Information provided:
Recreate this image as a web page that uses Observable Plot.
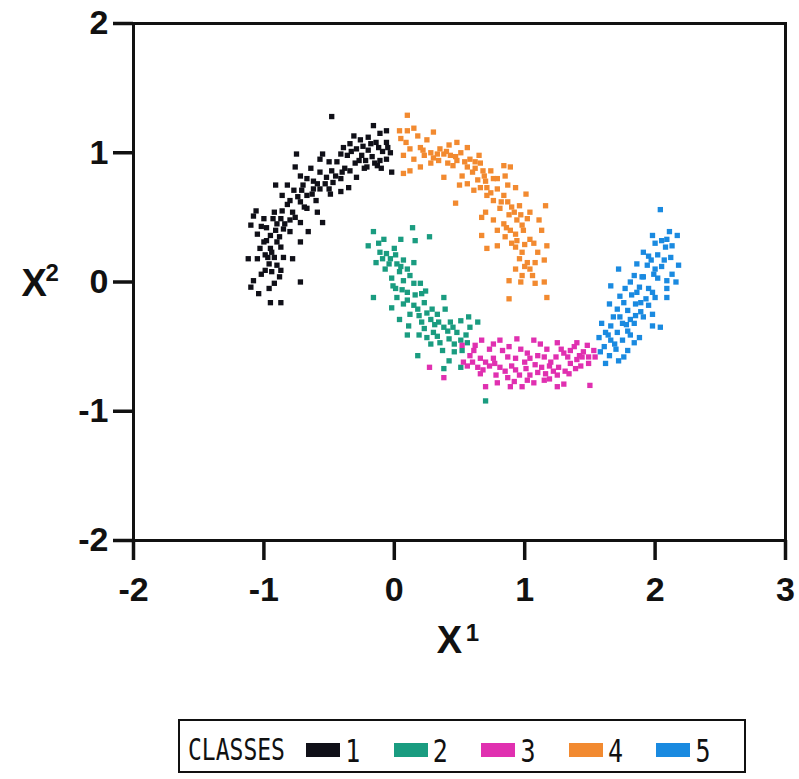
<!DOCTYPE html>
<html>
<head>
<meta charset="utf-8">
<script src="https://cdn.jsdelivr.net/npm/d3@7"></script>
<script src="https://cdn.jsdelivr.net/npm/@observablehq/plot@0.6"></script>
<style>
  body { margin: 0; background: #fff; width: 799px; height: 779px; position: relative; overflow: hidden; }
  #chart { position: absolute; left: 0; top: 0; }
  #legend { position: absolute; left: 178px; top: 719px; width: 568px; height: 54px; border: 2px solid #111;
            box-sizing: border-box; display: flex; align-items: center; padding-top: 8px;
            font-family: "DejaVu Sans Mono", "Liberation Mono", monospace; font-size: 23px; color: #111; }
  #legend .title { display: inline-block; width: 131px; padding-left: 8px; box-sizing: border-box; transform: scaleY(1.3); }
  #legend .item { display: flex; align-items: center; width: 91px; }
  #legend .sw { display: inline-block; width: 34px; height: 14px; margin-right: 5px; }
  #legend .lab { display: inline-block; font-size: 25px; transform: scaleY(1.3); }
</style>
</head>
<body>
<div id="chart"></div>
<div id="legend"></div>
<script>
// ---- data ----
const classes = ["1", "2", "3", "4", "5"];
const classColors = ["#101018", "#1a9c80", "#e030b0", "#f28a30", "#1a8ae0"];
const xTicks = [-2, -1, 0, 1, 2, 3];
const yTicks = [-2, -1, 0, 1, 2];

const class1 = [[-0.48,1.28],[-0.16,1.21],[-0.06,1.17],[-0.11,1.15],[-0.20,1.12],[-0.14,1.08],[-0.06,1.08],[-0.31,1.13],[-0.34,1.07],[-0.39,1.04],[-0.29,1.03],[-0.41,0.99],[-0.36,0.98],[-0.25,0.98],[-0.17,0.97],[-0.11,0.94],[-0.06,0.95],[-0.13,0.90],[-0.02,0.85],[-0.21,0.89],[-0.30,0.92],[-0.34,0.86],[-0.29,0.81],[-0.55,0.99],[-0.57,0.95],[-0.50,0.93],[-0.75,0.99],[-0.48,0.86],[-0.45,0.82],[-0.52,0.81],[-0.41,0.80],[-0.57,0.85],[-0.64,0.88],[-0.76,0.89],[-0.72,0.82],[-0.67,0.80],[-0.59,0.76],[-0.57,0.72],[-0.50,0.72],[-0.35,0.73],[-0.41,0.70],[-0.49,0.68],[-0.91,0.75],[-0.82,0.75],[-0.77,0.71],[-0.71,0.71],[-0.67,0.67],[-0.63,0.68],[-0.86,0.67],[-0.80,0.63],[-0.72,0.62],[-0.60,0.63],[-0.59,0.54],[-0.67,0.57],[-0.78,0.54],[-0.86,0.55],[-0.92,0.54],[-1.06,0.55],[-1.08,0.51],[-1.00,0.49],[-0.87,0.49],[-0.80,0.48],[-0.72,0.46],[-0.55,0.46],[-1.10,0.44],[-0.98,0.42],[-0.85,0.41],[-0.80,0.39],[-1.05,0.37],[-0.95,0.36],[-0.66,0.39],[-0.98,0.32],[-0.90,0.31],[-0.72,0.31],[-1.03,0.26],[-0.95,0.26],[-0.99,0.21],[-0.92,0.19],[-0.85,0.19],[-1.12,0.18],[-1.05,0.18],[-0.78,0.18],[-0.96,0.14],[-0.90,0.13],[-0.99,0.09],[-0.94,0.08],[-0.87,0.09],[-0.72,0.00],[-1.08,0.01],[-0.92,-0.01],[-1.10,-0.04],[-0.96,-0.05],[-1.04,-0.09],[-0.95,-0.16],[-0.87,-0.16],[-0.24,1.05],[-0.20,1.02],[-0.09,1.01],[-0.03,1.00],[-0.27,0.94],[-0.23,0.88],[-0.10,0.88],[-0.44,0.93],[-0.38,0.88],[-0.62,0.78],[-0.70,0.75],[-0.82,0.60],[-0.90,0.45],[-0.94,0.23],[-0.88,0.35],[-0.26,1.10],[-0.18,1.07],[-0.12,1.04],[-0.05,1.04],[-0.33,1.01],[-0.22,0.94],[-0.15,0.92],[-0.40,0.85],[-0.47,0.77],[-0.53,0.76],[-0.62,0.72],[-0.74,0.66],[-0.69,0.58],[-0.76,0.50],[-0.84,0.45],[-0.93,0.49],[-1.02,0.43],[-0.91,0.40],[-0.87,0.27],[-1.00,0.31],[-0.97,0.19],[-0.88,0.04],[-1.02,0.06]];

const class2 = [[-0.16,0.39],[0.14,0.42],[-0.08,0.33],[-0.20,0.28],[0.05,0.33],[0.16,0.32],[0.27,0.35],[0.00,0.26],[-0.11,0.23],[-0.14,0.15],[-0.03,0.18],[0.07,0.17],[0.15,0.15],[-0.07,0.10],[0.04,0.08],[-0.02,0.03],[0.07,0.01],[0.15,-0.01],[0.20,-0.01],[-0.16,-0.12],[0.01,-0.05],[0.10,-0.08],[0.21,-0.09],[0.38,-0.12],[0.02,-0.12],[-0.02,-0.20],[0.07,-0.17],[0.15,-0.18],[0.23,-0.16],[0.39,-0.21],[0.12,-0.25],[0.19,-0.26],[0.04,-0.29],[0.28,-0.29],[0.34,-0.31],[0.43,-0.31],[0.51,-0.30],[0.57,-0.27],[0.64,-0.31],[0.11,-0.34],[0.23,-0.36],[0.30,-0.39],[0.41,-0.38],[0.48,-0.39],[0.58,-0.35],[0.10,-0.41],[0.19,-0.41],[0.28,-0.48],[0.35,-0.47],[0.42,-0.44],[0.51,-0.45],[0.56,-0.47],[0.37,-0.53],[0.46,-0.54],[0.52,-0.53],[0.18,-0.57],[0.42,-0.61],[0.51,-0.66],[0.38,-0.67],[0.70,-0.92],[-0.04,0.14],[0.05,0.12],[0.12,0.05],[0.24,-0.07],[0.29,-0.21],[0.33,-0.25],[-0.12,0.30],[-0.06,0.22],[0.01,0.21],[-0.09,0.18],[0.02,0.14],[0.10,0.10],[-0.01,-0.03],[0.06,-0.06],[0.16,-0.10],[0.10,-0.14],[0.18,-0.21],[0.25,-0.24],[0.21,-0.31],[0.31,-0.33],[0.38,-0.35],[0.45,-0.35],[0.25,-0.43],[0.33,-0.42],[0.46,-0.48],[0.55,-0.41]];

const class3 = [[0.27,-0.66],[0.38,-0.74],[0.70,-0.81],[0.67,-0.45],[0.81,-0.45],[0.94,-0.44],[1.07,-0.45],[1.25,-0.47],[1.40,-0.47],[0.61,-0.53],[0.73,-0.52],[0.83,-0.53],[0.97,-0.52],[1.17,-0.52],[1.35,-0.53],[1.48,-0.49],[0.66,-0.59],[0.76,-0.59],[0.87,-0.58],[0.93,-0.59],[1.04,-0.59],[1.15,-0.58],[1.24,-0.58],[1.33,-0.58],[1.42,-0.57],[1.49,-0.58],[0.56,-0.65],[0.64,-0.66],[0.73,-0.65],[0.81,-0.66],[0.90,-0.65],[1.01,-0.67],[1.10,-0.70],[1.19,-0.65],[1.26,-0.66],[1.35,-0.63],[1.43,-0.65],[1.49,-0.63],[0.66,-0.71],[0.78,-0.72],[0.87,-0.74],[0.96,-0.72],[1.04,-0.72],[1.16,-0.71],[1.25,-0.72],[1.34,-0.71],[0.79,-0.78],[0.89,-0.81],[0.98,-0.81],[1.07,-0.78],[1.15,-0.76],[1.25,-0.81],[1.30,-0.79],[1.50,-0.80],[0.58,-0.57],[0.53,-0.62],[0.52,-0.49],[1.12,-0.48],[1.45,-0.54],[1.53,-0.53],[1.54,-0.58],[0.70,-0.62],[1.00,-0.62],[1.20,-0.62],[1.30,-0.55],[1.40,-0.60],[0.85,-0.69],[1.08,-0.64],[0.62,-0.49],[0.76,-0.48],[0.88,-0.50],[1.02,-0.55],[1.10,-0.57],[1.28,-0.52],[1.38,-0.50],[1.44,-0.58],[0.60,-0.62],[0.68,-0.68],[0.77,-0.63],[0.93,-0.68],[1.13,-0.66],[1.22,-0.69],[1.39,-0.67],[1.31,-0.69],[0.92,-0.77],[1.02,-0.76],[1.19,-0.75]];

const class4 = [[0.10,1.29],[0.04,1.17],[0.10,1.17],[0.15,1.19],[0.05,1.11],[0.30,1.16],[0.25,1.10],[0.20,1.04],[0.12,1.03],[0.07,0.98],[0.15,0.95],[0.23,0.98],[0.28,1.00],[0.35,1.03],[0.42,1.06],[0.48,1.08],[0.56,1.04],[0.51,1.00],[0.43,0.98],[0.34,0.94],[0.28,0.92],[0.20,0.89],[0.12,0.86],[0.07,0.84],[0.41,0.92],[0.48,0.94],[0.58,0.95],[0.65,0.98],[0.66,0.92],[0.56,0.89],[0.60,0.85],[0.52,0.82],[0.38,0.81],[0.69,0.82],[0.74,0.86],[0.84,0.90],[0.89,0.89],[0.85,0.82],[0.79,0.80],[0.64,0.79],[0.56,0.76],[0.50,0.75],[0.61,0.71],[0.71,0.73],[0.79,0.72],[0.87,0.75],[0.93,0.73],[0.71,0.67],[0.76,0.63],[0.84,0.67],[0.87,0.62],[1.01,0.68],[0.96,0.59],[0.81,0.57],[0.70,0.54],[0.47,0.61],[0.92,0.54],[1.04,0.54],[1.16,0.59],[0.76,0.48],[0.84,0.45],[0.94,0.48],[1.02,0.49],[1.11,0.48],[0.79,0.40],[0.89,0.40],[0.99,0.40],[1.13,0.40],[0.67,0.36],[0.85,0.35],[0.94,0.32],[1.04,0.33],[0.79,0.28],[0.71,0.26],[0.93,0.27],[0.98,0.23],[1.10,0.23],[1.17,0.28],[0.96,0.18],[1.02,0.15],[1.15,0.17],[0.93,0.10],[1.04,0.10],[0.98,0.05],[1.06,0.05],[0.88,0.01],[1.08,-0.01],[1.15,0.00],[0.88,-0.13],[1.17,-0.12],[0.67,0.50],[0.30,0.96],[0.38,0.99],[0.45,0.90],[0.62,0.88],[0.70,0.78],[0.90,0.58],[0.98,0.44],[0.90,0.30],[0.09,1.08],[0.18,1.13],[0.22,1.02],[0.33,0.99],[0.40,1.01],[0.47,0.97],[0.54,0.93],[0.62,0.93],[0.68,0.86],[0.76,0.80],[0.66,0.73],[0.74,0.69],[0.82,0.62],[0.88,0.52],[0.97,0.52],[0.86,0.42],[0.93,0.37],[1.00,0.29],[1.07,0.30],[1.00,0.12],[1.08,0.15],[0.97,0.00]];

const class5 = [[2.04,0.56],[1.98,0.36],[2.11,0.39],[2.17,0.36],[2.08,0.27],[2.13,0.28],[1.91,0.23],[2.02,0.21],[2.12,0.19],[2.18,0.13],[1.86,0.14],[1.94,0.13],[2.00,0.10],[2.05,0.12],[1.72,0.10],[1.84,0.05],[1.91,0.04],[2.02,0.03],[2.09,0.01],[2.16,0.00],[1.66,-0.03],[1.77,-0.05],[1.88,-0.04],[1.95,-0.05],[2.09,-0.05],[1.82,-0.10],[1.93,-0.13],[2.00,-0.12],[2.09,-0.12],[1.76,-0.16],[1.85,-0.17],[1.95,-0.18],[1.65,-0.17],[1.71,-0.21],[1.79,-0.22],[1.89,-0.23],[1.98,-0.25],[1.68,-0.27],[1.81,-0.29],[1.91,-0.27],[1.59,-0.32],[1.66,-0.34],[1.75,-0.32],[1.84,-0.32],[1.98,-0.34],[2.04,-0.35],[1.62,-0.39],[1.71,-0.39],[1.79,-0.38],[1.88,-0.43],[1.57,-0.43],[1.66,-0.45],[1.75,-0.45],[1.84,-0.47],[1.61,-0.50],[1.70,-0.52],[1.79,-0.53],[1.65,-0.57],[1.72,-0.61],[1.62,-0.63],[1.90,0.04],[1.97,0.17],[2.05,0.32],[2.00,0.30],[2.09,0.33],[1.95,0.20],[2.07,0.17],[1.99,0.06],[2.13,0.06],[1.81,0.00],[1.86,-0.08],[1.98,-0.08],[1.73,-0.11],[1.89,-0.16],[1.73,-0.27],[1.85,-0.26],[1.78,-0.33],[1.64,-0.41],[1.81,-0.41],[1.69,-0.48],[1.76,-0.58],[1.58,-0.54]];

const classSeries = [class1, class2, class3, class4, class5];

// ---- build ----
const points = [];
classSeries.forEach((s, i) => s.forEach(([x, y]) => points.push({x, y, cls: classes[i]})));

const fmt = d => (d < 0 ? "-" + (-d) : String(d));
const txt = {text: d => d, fontWeight: "bold", fill: "#111"};

const plot = Plot.plot({
  width: 799,
  height: 700,
  marginLeft: 133,
  marginRight: 14,
  marginTop: 23,
  marginBottom: 160,
  x: {domain: [-2, 3]},
  y: {domain: [-2, 2]},
  color: {domain: classes, range: classColors},
  style: {fontFamily: "'Liberation Sans', Arial, Helvetica, sans-serif", background: "#fff", overflow: "visible", color: "#111"},
  marks: [
    Plot.dot(points, {x: "x", y: "y", fill: "cls", symbol: "square", r: 3}),
    Plot.frame({stroke: "#111", strokeWidth: 3}),
    Plot.axisX({ticks: xTicks, tickSize: 20, tickPadding: 16, strokeWidth: 3.5, stroke: "#111", fontSize: 34, fontWeight: "bold", tickFormat: fmt, label: null}),
    Plot.axisY({ticks: yTicks, tickSize: 20, tickPadding: 5, strokeWidth: 3.5, stroke: "#111", fontSize: 34, fontWeight: "bold", tickFormat: fmt, label: null}),
    Plot.text(["X"], {...txt, frameAnchor: "left", dx: -112, dy: 2, fontSize: 38}),
    Plot.text(["2"], {...txt, frameAnchor: "left", dx: -88, dy: -9, fontSize: 24}),
    Plot.text(["X"], {...txt, frameAnchor: "bottom", dx: -10, dy: 112, fontSize: 38}),
    Plot.text(["1"], {...txt, frameAnchor: "bottom", dx: 13, dy: 100, fontSize: 24})
  ]
});
document.getElementById("chart").appendChild(plot);

const legend = document.getElementById("legend");
legend.innerHTML = `<span class="title">CLASSES</span>` +
  classes.map((c, i) => `<span class="item"><span class="sw" style="background:${classColors[i]}"></span><span class="lab">${c}</span></span>`).join("");
</script>
</body>
</html>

Aim of the task:
Return exactly what appears from the opening line of the material through the line with "const yTicks = [-2, -1, 0, 1, 2];", apart from the pictures.

In response:
Recreate this image as a web page that uses Observable Plot.
<!DOCTYPE html>
<html>
<head>
<meta charset="utf-8">
<script src="https://cdn.jsdelivr.net/npm/d3@7"></script>
<script src="https://cdn.jsdelivr.net/npm/@observablehq/plot@0.6"></script>
<style>
  body { margin: 0; background: #fff; width: 799px; height: 779px; position: relative; overflow: hidden; }
  #chart { position: absolute; left: 0; top: 0; }
  #legend { position: absolute; left: 178px; top: 719px; width: 568px; height: 54px; border: 2px solid #111;
            box-sizing: border-box; display: flex; align-items: center; padding-top: 8px;
            font-family: "DejaVu Sans Mono", "Liberation Mono", monospace; font-size: 23px; color: #111; }
  #legend .title { display: inline-block; width: 131px; padding-left: 8px; box-sizing: border-box; transform: scaleY(1.3); }
  #legend .item { display: flex; align-items: center; width: 91px; }
  #legend .sw { display: inline-block; width: 34px; height: 14px; margin-right: 5px; }
  #legend .lab { display: inline-block; font-size: 25px; transform: scaleY(1.3); }
</style>
</head>
<body>
<div id="chart"></div>
<div id="legend"></div>
<script>
// ---- data ----
const classes = ["1", "2", "3", "4", "5"];
const classColors = ["#101018", "#1a9c80", "#e030b0", "#f28a30", "#1a8ae0"];
const xTicks = [-2, -1, 0, 1, 2, 3];
const yTicks = [-2, -1, 0, 1, 2];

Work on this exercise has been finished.